The Criminal Justice Training Commission voted unanimously against allowing the Spokane County Sheriff’s Office to break from the centralized state’s police academy in providing its own academy training.
Sending all peace officers to a single academy allows for consistent education across the state, commission chair and Hoquiam Police Chief Jeff Myers said.
While not all states use the same model, Washington’s central academy is “applauded” across the country for producing better officers, Myers said.
Sheriff Ozzie Knezovich had no comment on the vote as of Wednesday evening, Spokane County Sheriff’s Office spokesperson Mark Gregory said.
“They’re trying to streamline it and make it quicker or shorter,” Myers said. “None of us felt comfortable saying, ‘OK, we’ll do less training.’ We feel like the demand of the public is to do more training.”
One of Myers’ main considerations was transparency about what it takes to become a peace officer in Washington. Decentralized training could muddy the waters, he said.
Knezovich’s presentation to the commission cited high turnover and high costs as reasons to implement a separate academy, Myers said.
“The bottom line is this: Each commissioner on the commission is appointed by the governor. Our responsibility is not to one department or their costs or how hard it is with turnover,” Myers said. “Our responsibility is to the residents of Washington that we have the utmost training and accountability.”
Rather than the state’s sequential model, which requires more than 700 hours of training in class before field training, Spokane County’s academy would use an integrated model, getting recruits in the field immediately.

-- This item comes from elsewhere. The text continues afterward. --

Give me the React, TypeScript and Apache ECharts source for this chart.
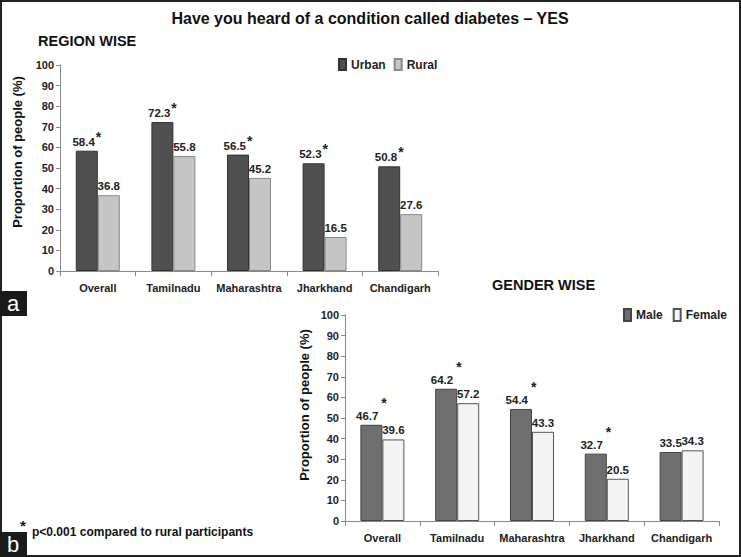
import React, { useEffect, useRef } from "react";
import * as echarts from "echarts";

const categories = ["Overall", "Tamilnadu", "Maharashtra", "Jharkhand", "Chandigarh"];
const urban = [58.4, 72.3, 56.5, 52.3, 50.8];
const rural = [36.8, 55.8, 45.2, 16.5, 27.6];
const urbanSig = [true, true, true, true, true];
const ruralSig = [false, false, false, false, false];
const male = [46.7, 64.2, 54.4, 32.7, 33.5];
const female = [39.6, 57.2, 43.3, 20.5, 34.3];
const maleSig = [true, true, true, true, false];
const femaleSig = [false, false, false, false, false];

const FONT = "Liberation Sans";

function labelFor(sig: boolean[]) {
  return (p: any) => {
    const v = Number(p.value).toFixed(1);
    return sig[p.dataIndex] ? `{v|${v}}{s|*}` : `{v|${v}}`;
  };
}

function richTop() {
  return {
    v: { fontSize: 11.5, fontWeight: "bold", color: "#222", fontFamily: FONT, lineHeight: 16, verticalAlign: "bottom" },
    s: { fontSize: 14, fontWeight: "bold", color: "#222", fontFamily: FONT, lineHeight: 18, verticalAlign: "top", padding: [0, 0, 0, 1] },
  };
}
function richBottom() {
  return {
    v: { fontSize: 11.5, fontWeight: "bold", color: "#222", fontFamily: FONT, lineHeight: 16, verticalAlign: "bottom" },
    s: { fontSize: 14, fontWeight: "bold", color: "#222", fontFamily: FONT, lineHeight: 26, verticalAlign: "top", padding: [0, 0, 0, 3] },
  };
}

export default function App() {
  const ref = useRef<HTMLDivElement>(null);
  useEffect(() => {
    document.body.style.margin = "0";
    const chart = echarts.init(ref.current!, null, { renderer: "svg" });
    const axisLabel = { fontSize: 11, fontWeight: "bold", color: "#222", fontFamily: FONT };
    const yAxisCommon = {
      type: "value",
      min: 0,
      max: 100,
      interval: 10,
      splitLine: { show: false },
      axisLine: { show: true, lineStyle: { color: "#888" } },
      axisTick: { show: true, length: 4, lineStyle: { color: "#888" } },
      axisLabel: { ...axisLabel, margin: 6 },
    };
    const xAxisCommon = {
      type: "category",
      data: categories,
      axisLine: { lineStyle: { color: "#888" } },
      axisTick: { show: true, length: 5, lineStyle: { color: "#888" } },
      axisLabel: { ...axisLabel, margin: 11, interval: 0 },
    };
    const legendText = { fontSize: 12, fontWeight: "bold", color: "#222", fontFamily: FONT };
    const option: any = {
      animation: false,
      backgroundColor: "#fff",
      textStyle: { fontFamily: FONT },
      grid: [
        { left: 60, top: 65, width: 378, height: 206 },
        { left: 345, top: 315, width: 374, height: 206 },
      ],
      xAxis: [
        { ...xAxisCommon, gridIndex: 0 },
        { ...xAxisCommon, gridIndex: 1 },
      ],
      yAxis: [
        { ...yAxisCommon, gridIndex: 0 },
        { ...yAxisCommon, gridIndex: 1 },
      ],
      legend: [
        {
          data: ["Urban", "Rural"],
          left: 338,
          top: 58,
          padding: 0,
          icon: "rect",
          itemWidth: 7,
          itemHeight: 11,
          itemGap: 8,
          textStyle: legendText,
        },
        {
          data: ["Male", "Female"],
          left: 623,
          top: 308,
          padding: 0,
          icon: "rect",
          itemWidth: 7,
          itemHeight: 12,
          itemGap: 10,
          textStyle: legendText,
        },
      ],
      series: [
        {
          name: "Urban",
          type: "bar",
          xAxisIndex: 0,
          yAxisIndex: 0,
          data: urban,
          barWidth: 22,
          barGap: "0%",
          itemStyle: { color: "#505050", borderColor: "#333", borderWidth: 1 },
          label: { show: true, position: "top", distance: 3, formatter: labelFor(urbanSig), rich: richTop() },
        },
        {
          name: "Rural",
          type: "bar",
          xAxisIndex: 0,
          yAxisIndex: 0,
          data: rural,
          barWidth: 22,
          barGap: "0%",
          itemStyle: { color: "#c6c6c6", borderColor: "#888", borderWidth: 1 },
          label: { show: true, position: "top", distance: 3, formatter: labelFor(ruralSig), rich: richTop() },
        },
        {
          name: "Male",
          type: "bar",
          xAxisIndex: 1,
          yAxisIndex: 1,
          data: male,
          barWidth: 22,
          barGap: "0%",
          itemStyle: { color: "#6f6f6f", borderColor: "#444", borderWidth: 1 },
          label: { show: true, position: "top", distance: 3, formatter: labelFor(maleSig), rich: richBottom() },
        },
        {
          name: "Female",
          type: "bar",
          xAxisIndex: 1,
          yAxisIndex: 1,
          data: female,
          barWidth: 22,
          barGap: "0%",
          itemStyle: { color: "#f4f4f4", borderColor: "#555", borderWidth: 1 },
          label: { show: true, position: "top", distance: 3, formatter: labelFor(femaleSig), rich: richBottom() },
        },
      ],
      graphic: [
        {
          type: "rect",
          shape: { x: 1, y: 1, width: 739, height: 555 },
          style: { fill: "none", stroke: "#222", lineWidth: 2 },
          silent: true,
        },
        {
          type: "text",
          x: 370,
          y: 18,
          style: {
            text: "Have you heard of a condition called diabetes \u2013 YES",
            fontSize: 16,
            fontWeight: "bold",
            fontFamily: FONT,
            fill: "#111",
            align: "center",
            verticalAlign: "middle",
          },
        },
        {
          type: "text",
          x: 38,
          y: 41,
          style: { text: "REGION WISE", fontSize: 14.5, fontWeight: "bold", fontFamily: FONT, fill: "#111", verticalAlign: "middle" },
        },
        {
          type: "text",
          x: 492,
          y: 285,
          style: { text: "GENDER WISE", fontSize: 14.5, fontWeight: "bold", fontFamily: FONT, fill: "#111", verticalAlign: "middle" },
        },
        {
          type: "text",
          x: 17,
          y: 152,
          rotation: Math.PI / 2,
          style: {
            text: "Proportion of people (%)",
            fontSize: 13,
            fontWeight: "bold",
            fontFamily: FONT,
            fill: "#111",
            align: "center",
            verticalAlign: "middle",
          },
        },
        {
          type: "text",
          x: 304,
          y: 405,
          rotation: Math.PI / 2,
          style: {
            text: "Proportion of people (%)",
            fontSize: 13,
            fontWeight: "bold",
            fontFamily: FONT,
            fill: "#111",
            align: "center",
            verticalAlign: "middle",
          },
        },
        {
          type: "rect",
          shape: { x: 0, y: 291, width: 27, height: 25 },
          style: { fill: "#1a1a1a" },
        },
        {
          type: "text",
          x: 13,
          y: 303,
          style: { text: "a", fontSize: 22, fontFamily: FONT, fill: "#fff", align: "center", verticalAlign: "middle" },
        },
        {
          type: "rect",
          shape: { x: 0, y: 532, width: 27, height: 25 },
          style: { fill: "#1a1a1a" },
        },
        {
          type: "text",
          x: 13,
          y: 544,
          style: { text: "b", fontSize: 22, fontFamily: FONT, fill: "#fff", align: "center", verticalAlign: "middle" },
        },
        {
          type: "text",
          x: 23,
          y: 525,
          style: { text: "*", fontSize: 15, fontWeight: "bold", fontFamily: FONT, fill: "#111", align: "center", verticalAlign: "middle" },
        },
        {
          type: "text",
          x: 32,
          y: 532,
          style: {
            text: "p<0.001 compared to rural participants",
            fontSize: 12,
            fontWeight: "bold",
            fontFamily: FONT,
            fill: "#111",
            verticalAlign: "middle",
          },
        },
      ],
    };
    chart.setOption(option);
    return () => chart.dispose();
  }, []);
  return <div ref={ref} style={{ width: 741, height: 557 }} />;
}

Monday through Thursday, recruits would learn in class. Fridays, they would train in the field.
The proposed academy would have fewer hours overall though, said Rob Snaza, commissioner and Lewis County Sheriff. Knezovich said the proposed academy would require more hours than the state’s training, but his calculation of hours included Friday field days. In the current model, after passing the academy, recruits get 10 to 12 additional weeks of field training at their agency, Snaza said.
Hours in the classroom are “desperately needed in today’s environment,” Snaza said. “We need to be more consistent than ever”
While it costs more, the public is calling for officers to get more hours training, not fewer, Myers said. Integrated field days rather than a period of field training after classwork could pose risks.
“You get that field training when you’re back from the academy if you pass it. At any given point, if you’re not cutting it, you’re out and the agency is out that money. That’s OK.” Myers said. “One of the commissioners asked, ‘So what if you have a recruit in the car and you get in an officer involved shooting?’ ”
Breaking off from the state’s centralized training could also hurt other departments, Snaza said.
Of the more than 260 departments in the state, only about 10 have the financial capacity to run their own training.
The centralized training allows for recruits from small and large agencies with different specialties to learn together and from each other, Snaza said.
“I’m not saying Spokane wouldn’t give good training, but they should get training that’s consistent across the board,” Snaza said.
“We have some of the finest men and women in law enforcement across the nation, the reason for that is we have one centralized academy.”